GIVEN INSTRUCTION: The records below must be transcribed exactly. Do not include the pictures.

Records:
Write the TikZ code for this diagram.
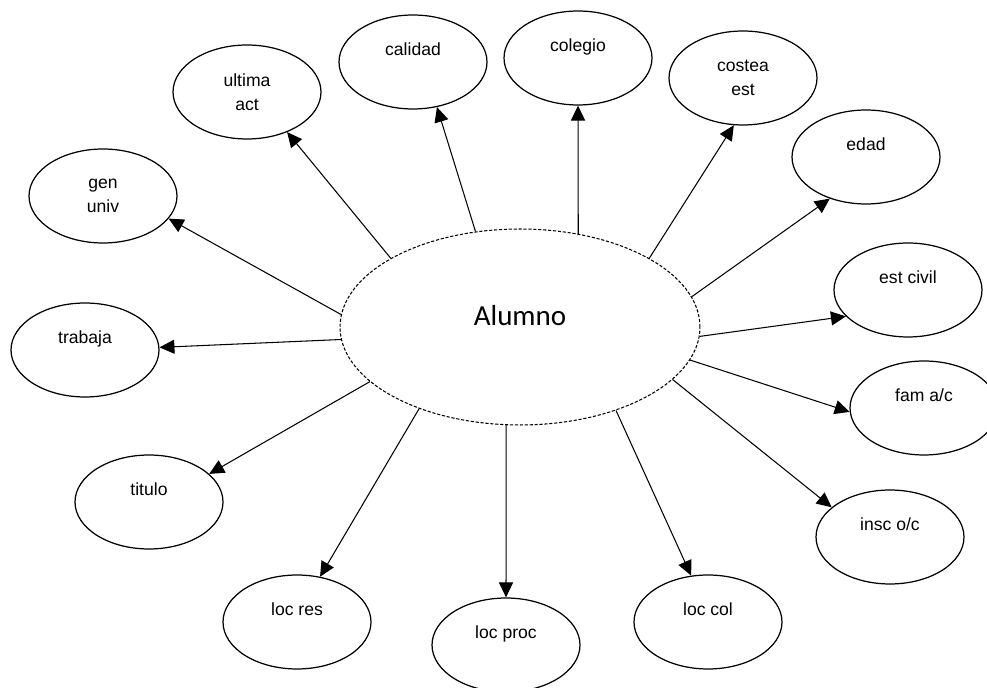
\documentclass[tikz,border=0pt]{standalone}
\usepackage{fontspec}
\setmainfont{Liberation Sans}
\newfontfamily\calibri{Carlito}
\usetikzlibrary{arrows.meta,shapes.geometric}

\begin{document}
\begin{tikzpicture}[x=0.02cm, y=-0.02cm,
    every node/.style={ellipse, draw, line width=0.7pt, minimum width=2.96cm, minimum height=1.88cm, inner sep=1pt, align=center, font=\fontsize{10}{13.7}\selectfont},
    oneline/.style={text depth=0.5cm},
    arr/.style={-{Triangle[length=8.5pt,width=8pt]}, line width=0.6pt}]
    \useasboundingbox (0,0) rectangle (987,688);
    \node[dash pattern=on 1.8pt off 1pt, line width=0.6pt, minimum width=7.2cm, minimum height=3.92cm, text depth=0.48cm, font=\calibri\fontsize{16.5}{20}\selectfont] (alumno) at (520,327) {Alumno};
    \node (ultima) at (247,92) {ultima\\act};
    \node[oneline] (calidad) at (413,62) {calidad};
    \node[oneline] (colegio) at (578,58) {colegio};
    \node (costea) at (743,78) {costea\\est};
    \node[oneline] (edad) at (866,157) {edad};
    \node (genuniv) at (103,196) {gen\\univ};
    \node[oneline] (trabaja) at (85,350) {trabaja};
    \node[oneline] (estcivil) at (908,290) {est civil};
    \node[oneline] (famac) at (924,408) {fam a/c};
    \node[oneline] (titulo) at (149,502) {titulo};
    \node[oneline] (inscoc) at (890,537) {insc o/c};
    \node[oneline] (locres) at (297,622) {loc res};
    \node[oneline] (locproc) at (506,645) {loc proc};
    \node[oneline] (loccol) at (708,622) {loc col};
        \draw[arr] (alumno.152) -- (ultima.-45);
        \draw[arr] (alumno.115) -- (calidad.-62);
        \draw[arr] (alumno.58) -- (colegio.south);
        \draw[arr] (alumno.28) -- (costea.-101);
        \draw[arr] (alumno.10) -- (edad.-131);
        \draw[arr] (alumno.-3) -- (estcivil.-157);
        \draw[arr] (alumno.-11) -- (famac.-177);
        \draw[arr] (alumno.-19) -- (inscoc.153);
        \draw[arr] (alumno.-41) -- (loccol.110);
        \draw[arr] (alumno.-98) -- (locproc.north);
        \draw[arr] (alumno.-141) -- (locres.63);
        \draw[arr] (alumno.-160) -- (titulo.25);
        \draw[arr] (alumno.-176) -- (trabaja.2);
        \draw[arr] (alumno.176) -- (genuniv.-19);
\end{tikzpicture}
\end{document}
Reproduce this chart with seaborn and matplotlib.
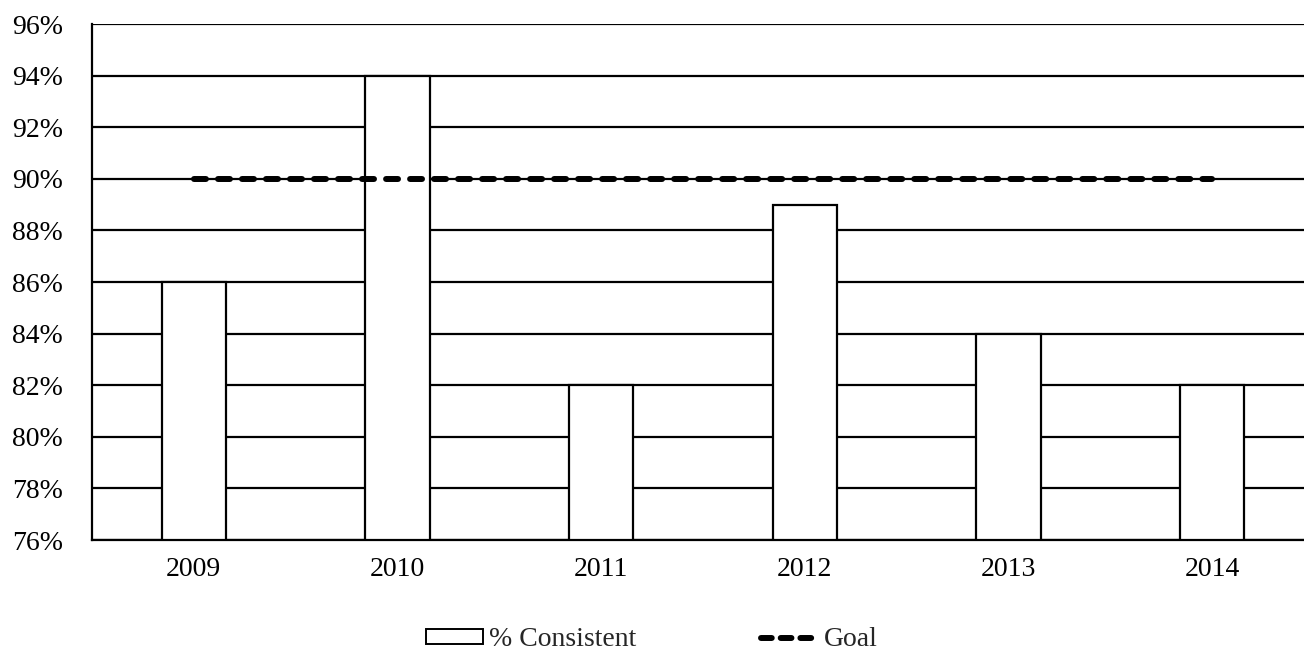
import matplotlib
matplotlib.use("Agg")
import matplotlib.pyplot as plt
import seaborn as sns
import pandas as pd
from matplotlib.patches import Patch
from matplotlib.lines import Line2D

years = ["2009", "2010", "2011", "2012", "2013", "2014"]
consistent = [86, 94, 82, 89, 84, 82]
goal = [90, 90, 90, 90, 90, 90]
y_ticks = [76, 78, 80, 82, 84, 86, 88, 90, 92, 94, 96]

sns.set_theme(style="white")
plt.rcParams['font.family'] = ['Liberation Serif', 'DejaVu Serif']

df = pd.DataFrame({"year": years, "consistent": consistent, "goal": goal})

fig = plt.figure(figsize=(13.04, 6.51), dpi=100)
ax = fig.add_axes([92/1304, (651-540)/651, 1222/1304, 516/651])

for t in y_ticks:
    ax.axhline(t, color="black", lw=1.6, zorder=0)

sns.barplot(data=df, x="year", y="consistent", color="white", edgecolor="black",
            linewidth=1.6, width=0.315, ax=ax, zorder=2, saturation=1)

ax.plot(range(len(years)), goal, color="black", lw=4.3, dashes=(2.0, 2.02),
        dash_capstyle="round", zorder=3)

ax.set_xlim(-0.5, 5.5)
ax.set_ylim(76, 96)
ax.set_yticks(y_ticks)
ax.set_yticklabels([f"{v}%" for v in y_ticks])
ax.set_xlabel("")
ax.set_ylabel("")
ax.tick_params(axis="both", length=0, labelsize=20, colors="black")
ax.tick_params(axis="y", pad=21)
ax.tick_params(axis="x", pad=12)
for s in ["top", "right"]:
    ax.spines[s].set_visible(False)
for s in ["left", "bottom"]:
    ax.spines[s].set_color("black")
    ax.spines[s].set_linewidth(1.6)

handles = [Patch(facecolor="white", edgecolor="black", linewidth=1.4, label="% Consistent"),
           Line2D([0], [0], color="black", lw=4.3, dashes=(1.8, 1.5), dash_capstyle="round", label="Goal")]
fig.legend(handles=handles, loc="center", bbox_to_anchor=(652/1304, 11/651), ncol=2,
           frameon=False, fontsize=20, handlelength=2.05, handleheight=0.42,
           columnspacing=4.5, handletextpad=0.22, borderpad=0, borderaxespad=0)

fig.savefig("out.png", dpi=100)
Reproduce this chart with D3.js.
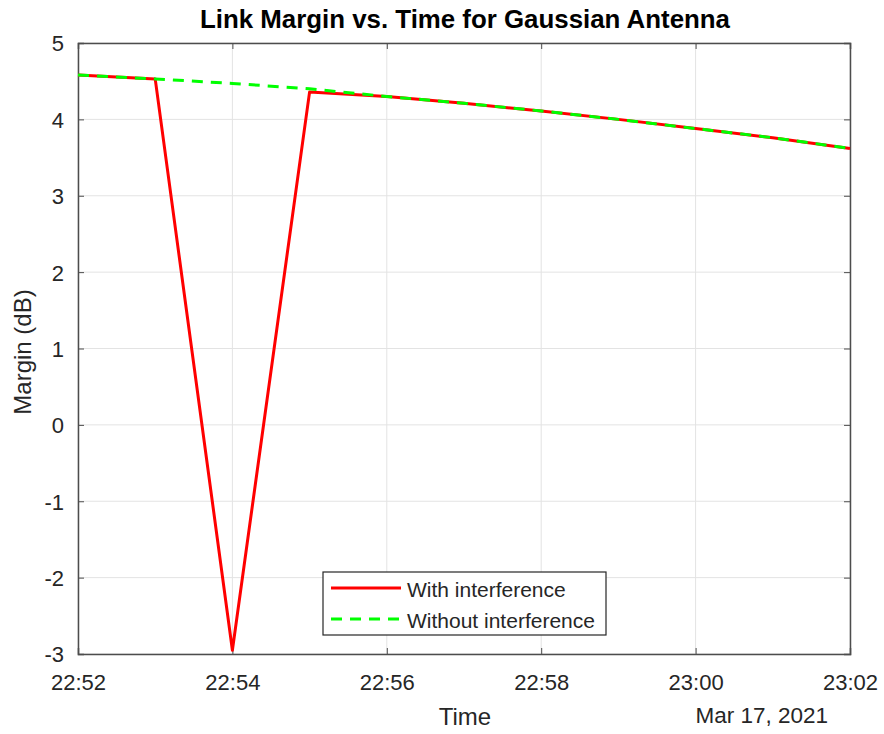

REPLY TO THE TASK:
Write the TikZ code for this diagram.
\documentclass[tikz,border=0pt]{standalone}
\usepackage{fontspec}
\setmainfont{Liberation Sans}
\newfontfamily\calibri{Carlito}
\usetikzlibrary{arrows.meta,shapes.geometric}

\begin{document}
\begin{tikzpicture}[x=0.02cm, y=-0.02cm,
    every node/.style={ellipse, draw, line width=0.7pt, minimum width=2.96cm, minimum height=1.88cm, inner sep=1pt, align=center, font=\fontsize{10}{13.7}\selectfont},
    oneline/.style={text depth=0.5cm},
    arr/.style={-{Triangle[length=8.5pt,width=8pt]}, line width=0.6pt}]
    \useasboundingbox (0,0) rectangle (987,688);
    \node[dash pattern=on 1.8pt off 1pt, line width=0.6pt, minimum width=7.2cm, minimum height=3.92cm, text depth=0.48cm, font=\calibri\fontsize{16.5}{20}\selectfont] (alumno) at (520,327) {Alumno};
    \node (ultima) at (247,92) {ultima\\act};
    \node[oneline] (calidad) at (413,62) {calidad};
    \node[oneline] (colegio) at (578,58) {colegio};
    \node (costea) at (743,78) {costea\\est};
    \node[oneline] (edad) at (866,157) {edad};
    \node (genuniv) at (103,196) {gen\\univ};
    \node[oneline] (trabaja) at (85,350) {trabaja};
    \node[oneline] (estcivil) at (908,290) {est civil};
    \node[oneline] (famac) at (924,408) {fam a/c};
    \node[oneline] (titulo) at (149,502) {titulo};
    \node[oneline] (inscoc) at (890,537) {insc o/c};
    \node[oneline] (locres) at (297,622) {loc res};
    \node[oneline] (locproc) at (506,645) {loc proc};
    \node[oneline] (loccol) at (708,622) {loc col};
        \draw[arr] (alumno.152) -- (ultima.-45);
        \draw[arr] (alumno.115) -- (calidad.-62);
        \draw[arr] (alumno.58) -- (colegio.south);
        \draw[arr] (alumno.28) -- (costea.-101);
        \draw[arr] (alumno.10) -- (edad.-131);
        \draw[arr] (alumno.-3) -- (estcivil.-157);
        \draw[arr] (alumno.-11) -- (famac.-177);
        \draw[arr] (alumno.-19) -- (inscoc.153);
        \draw[arr] (alumno.-41) -- (loccol.110);
        \draw[arr] (alumno.-98) -- (locproc.north);
        \draw[arr] (alumno.-141) -- (locres.63);
        \draw[arr] (alumno.-160) -- (titulo.25);
        \draw[arr] (alumno.-176) -- (trabaja.2);
        \draw[arr] (alumno.176) -- (genuniv.-19);
\end{tikzpicture}
\end{document}
Reproduce this chart with seaborn and matplotlib.
import matplotlib
matplotlib.use("Agg")
import matplotlib.pyplot as plt
import seaborn as sns
import pandas as pd
from matplotlib.patches import Patch
from matplotlib.lines import Line2D

years = ["2009", "2010", "2011", "2012", "2013", "2014"]
consistent = [86, 94, 82, 89, 84, 82]
goal = [90, 90, 90, 90, 90, 90]
y_ticks = [76, 78, 80, 82, 84, 86, 88, 90, 92, 94, 96]

sns.set_theme(style="white")
plt.rcParams['font.family'] = ['Liberation Serif', 'DejaVu Serif']

df = pd.DataFrame({"year": years, "consistent": consistent, "goal": goal})

fig = plt.figure(figsize=(13.04, 6.51), dpi=100)
ax = fig.add_axes([92/1304, (651-540)/651, 1222/1304, 516/651])

for t in y_ticks:
    ax.axhline(t, color="black", lw=1.6, zorder=0)

sns.barplot(data=df, x="year", y="consistent", color="white", edgecolor="black",
            linewidth=1.6, width=0.315, ax=ax, zorder=2, saturation=1)

ax.plot(range(len(years)), goal, color="black", lw=4.3, dashes=(2.0, 2.02),
        dash_capstyle="round", zorder=3)

ax.set_xlim(-0.5, 5.5)
ax.set_ylim(76, 96)
ax.set_yticks(y_ticks)
ax.set_yticklabels([f"{v}%" for v in y_ticks])
ax.set_xlabel("")
ax.set_ylabel("")
ax.tick_params(axis="both", length=0, labelsize=20, colors="black")
ax.tick_params(axis="y", pad=21)
ax.tick_params(axis="x", pad=12)
for s in ["top", "right"]:
    ax.spines[s].set_visible(False)
for s in ["left", "bottom"]:
    ax.spines[s].set_color("black")
    ax.spines[s].set_linewidth(1.6)

handles = [Patch(facecolor="white", edgecolor="black", linewidth=1.4, label="% Consistent"),
           Line2D([0], [0], color="black", lw=4.3, dashes=(1.8, 1.5), dash_capstyle="round", label="Goal")]
fig.legend(handles=handles, loc="center", bbox_to_anchor=(652/1304, 11/651), ncol=2,
           frameon=False, fontsize=20, handlelength=2.05, handleheight=0.42,
           columnspacing=4.5, handletextpad=0.22, borderpad=0, borderaxespad=0)

fig.savefig("out.png", dpi=100)
Reproduce this chart with D3.js.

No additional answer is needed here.